To import the data into your database, you can use the setup.sh
script. The script will drop and recreate the database if already present, so be careful when using it. This has the desired effect of idempotency, ie running it multiple times will result in the same state. Do remember to set the following environment variables to suit your postgres connection before running the script:
export DBPASSWORD="postgres"
export DBUSER="postgres"
export DBHOST="localhost"
export DBPORT=5432
./setup.sh
To set up the data in snowflake, you would need to have the snowflake cli installed (instructions), and have your credentials configured as per the docs. You can then run the following command to setup the data:
./setup_snowflake.sh
This will create 1 database per database in the repo as before, using public
as the default schema.
Note that the same sql files work for both the postgres and snowflake databases, so you can use the same sql files to setup both databases.
To set up the data in these systems, you would need your credentials to be configured in utils_dialects
. You can then run the following command to set up the databases:
python translate_ddl_dialect.py
This will create one new SQL file per database per dialect.
For SQLite, the .db
files will be saved in the folder sqlite_dbs
.
Note that BigQuery, MySQL and SQLite do not support schemas and hence the SQL files will be modified to skip schema creation.
If you only want to translate defog_data
for specific dialects, you can add the --dialects
argument to the command above. For example, the following command will translate the data for SQLite only
python translate_ddl_dialect.py --dialects sqlite
This is the recommended way to access the schema from the json files in a python environment. To use the python library in your code, navigate to this repository and install it using pip:
pip install -r requirements.txt # get dependencies
pip install -e .
The -e
allows us to edit the code in place, ie if we make changes to the code, we don't have to reinstall the package.

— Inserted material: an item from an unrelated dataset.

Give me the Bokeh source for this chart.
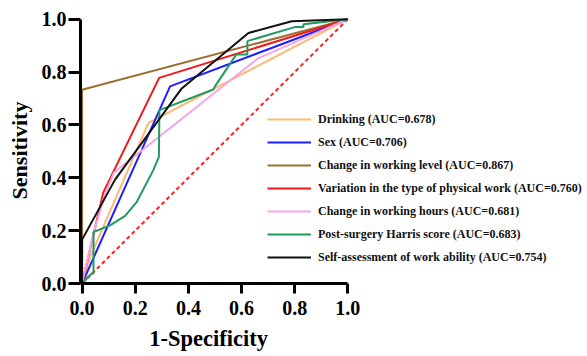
from bokeh.plotting import figure
from bokeh.models import Range1d, FixedTicker, NumeralTickFormatter, Legend, LegendItem, LinearAxis
from bokeh.embed import file_html
from bokeh.resources import INLINE

# ROC curve data (1-Specificity, Sensitivity)
drinking_x = [0.0, 0.03, 0.25, 1.0]
drinking_y = [0.0, 0.10, 0.608, 1.0]

sex_x = [0.0, 0.331, 1.0]
sex_y = [0.0, 0.746, 1.0]

level_x = [0.0, 0.0, 1.0]
level_y = [0.0, 0.733, 1.0]

variation_x = [0.0, 0.08, 0.29, 1.0]
variation_y = [0.0, 0.345, 0.778, 1.0]

hours_x = [0.0, 0.043, 0.087, 0.12, 0.664, 1.0]
hours_y = [0.0, 0.19, 0.34, 0.42, 0.853, 1.0]

harris_x = [0.0, 0.036, 0.043, 0.043, 0.105, 0.162, 0.206, 0.268, 0.289, 0.291, 0.494, 0.50, 0.58, 0.622, 0.622, 0.80, 0.833, 0.833, 1.0]
harris_y = [0.0, 0.038, 0.038, 0.195, 0.22, 0.256, 0.309, 0.429, 0.479, 0.656, 0.734, 0.746, 0.866, 0.866, 0.917, 0.97, 0.97, 0.981, 1.0]

self_x = [0.0, 0.0, 0.124, 0.375, 0.626, 0.789, 1.0]
self_y = [0.0, 0.166, 0.393, 0.738, 0.948, 0.992, 1.0]

ref_x = [0.0, 1.0]
ref_y = [0.0, 1.0]

labels = [
    "Drinking (AUC=0.678)",
    "Sex (AUC=0.706)",
    "Change in working level (AUC=0.867)",
    "Variation in the type of physical work (AUC=0.760)",
    "Change in working hours (AUC=0.681)",
    "Post-surgery Harris score (AUC=0.683)",
    "Self-assessment of work ability (AUC=0.754)",
]
colors = ["#FFB870", "#1E1EFF", "#9C7030", "#F01818", "#F4A6E6", "#209A5E", "#111111"]
ticks = [0.0, 0.2, 0.4, 0.6, 0.8, 1.0]
x_title = "1-Specificity"
y_title = "Sensitivity"
x_title_pos = 0.476  # where the x title sits along the axis

FONT = "Liberation Serif"

# frame extends past x=1 so the legend (inside the frame) is not clipped;
# axis bounds keep the axis lines within 0..1
p = figure(width=587, height=356, output_backend="svg", toolbar_location=None,
           x_range=Range1d(-0.006, 1.902), y_range=Range1d(0, 1.0064),
           min_border_left=80, min_border_right=0, min_border_top=17, min_border_bottom=73)
p.outline_line_color = None
p.grid.visible = False
p.background_fill_color = None
p.border_fill_color = "white"

# reference diagonal
p.line(ref_x, ref_y, line_color="#FF2020", line_width=2, line_dash="4 3")

series = [
    (drinking_x, drinking_y),
    (sex_x, sex_y),
    (level_x, level_y),
    (variation_x, variation_y),
    (hours_x, hours_y),
    (harris_x, harris_y),
    (self_x, self_y),
]
renderers = []
for (xs, ys), c in zip(series, colors):
    r = p.line(xs, ys, line_color=c, line_width=2)
    renderers.append(r)

for ax in (p.xaxis[0], p.yaxis[0]):
    ax.ticker = FixedTicker(ticks=ticks)
    ax.formatter = NumeralTickFormatter(format="0.0")
    ax.axis_line_width = 3
    ax.axis_line_color = "black"
    ax.major_tick_line_width = 3
    ax.major_tick_line_color = "black"
    ax.major_tick_in = 0
    ax.minor_tick_out = 0
    ax.minor_tick_in = 0
    ax.major_label_text_font = FONT
    ax.major_label_text_font_style = "bold"
    ax.major_label_text_font_size = "20px"
    ax.major_label_text_color = "black"
    ax.axis_label_text_font = FONT
    ax.axis_label_text_font_style = "bold"
    ax.axis_label_text_font_size = "22px"
    ax.axis_label_text_color = "black"

xa = p.xaxis[0]
xa.bounds = (-0.006, 1.0)
xa.major_tick_out = 10
xa.major_label_standoff = 7

ya = p.yaxis[0]
ya.bounds = (0.0, 1.0)
ya.major_tick_out = 12
ya.major_label_standoff = 2
ya.axis_label = y_title
ya.axis_label_standoff = 7

# x-axis title, drawn as the only label of a bare second axis so it is
# centred under the 0..1 span (the frame itself is wider for the legend)
title_axis = LinearAxis(ticker=FixedTicker(ticks=[x_title_pos]),
                        major_label_overrides={x_title_pos: x_title},
                        axis_line_color=None, major_tick_line_color=None,
                        minor_tick_line_color=None, major_tick_out=0, major_tick_in=0,
                        major_label_standoff=8,
                        major_label_text_font=FONT, major_label_text_font_style="bold",
                        major_label_text_font_size="22.5px", major_label_text_color="black")
p.add_layout(title_axis, "below")

legend = Legend(items=[LegendItem(label=l, renderers=[r]) for l, r in zip(labels, renderers)],
                location=(187, 16))
legend.label_text_font = FONT
legend.label_text_font_style = "bold"
legend.label_text_font_size = "12px"
legend.label_text_color = "#111111"
legend.glyph_width = 44
legend.glyph_height = 20
legend.label_height = 20
legend.label_standoff = 7
legend.spacing = 3
legend.padding = 0
legend.margin = 0
legend.border_line_color = None
legend.background_fill_alpha = 0
p.add_layout(legend, "center")

open("out.html", "w").write(file_html(p, INLINE))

Once you have it installed, you can access the json metadata of each database as a dictionary using the following code:
import defog_data.metadata as md
md.academic
# {'table_metadata': {'cite': [{'data_type': 'bigint',
# 'column_name': 'cited',
# 'column_description': ['ID of the publication being cited']},
# ...
We also have joinable columns, split by database in supplementary.py. To access them, use the following code:
import defog_data.supplementary as sup
# columns that can be joined on
sup.columns_join
Each database (eg academic
) is organized in a folder with the following structure:
academic
├── academic.json
└── academic.sql
The json contains the metadata of the database along with the column and table descriptions, while the sql file contains the dump of the database (metadata + data). This is to facilitate easier importing of the data into a database, without worrying about the sequence of inserts, especially foreign key constraints which require the primary key from the parent table to be present before inserting into the child table.
The test in tests.py
just ensures that we are able to access the respective metadata for each table in each database. To run the tests, use the following command:
python -m unittest tests.py
To build for release, first bump the version in setup.py and then run the following commands:
python setup.py sdist bdist_wheel
twine upload dist/defog*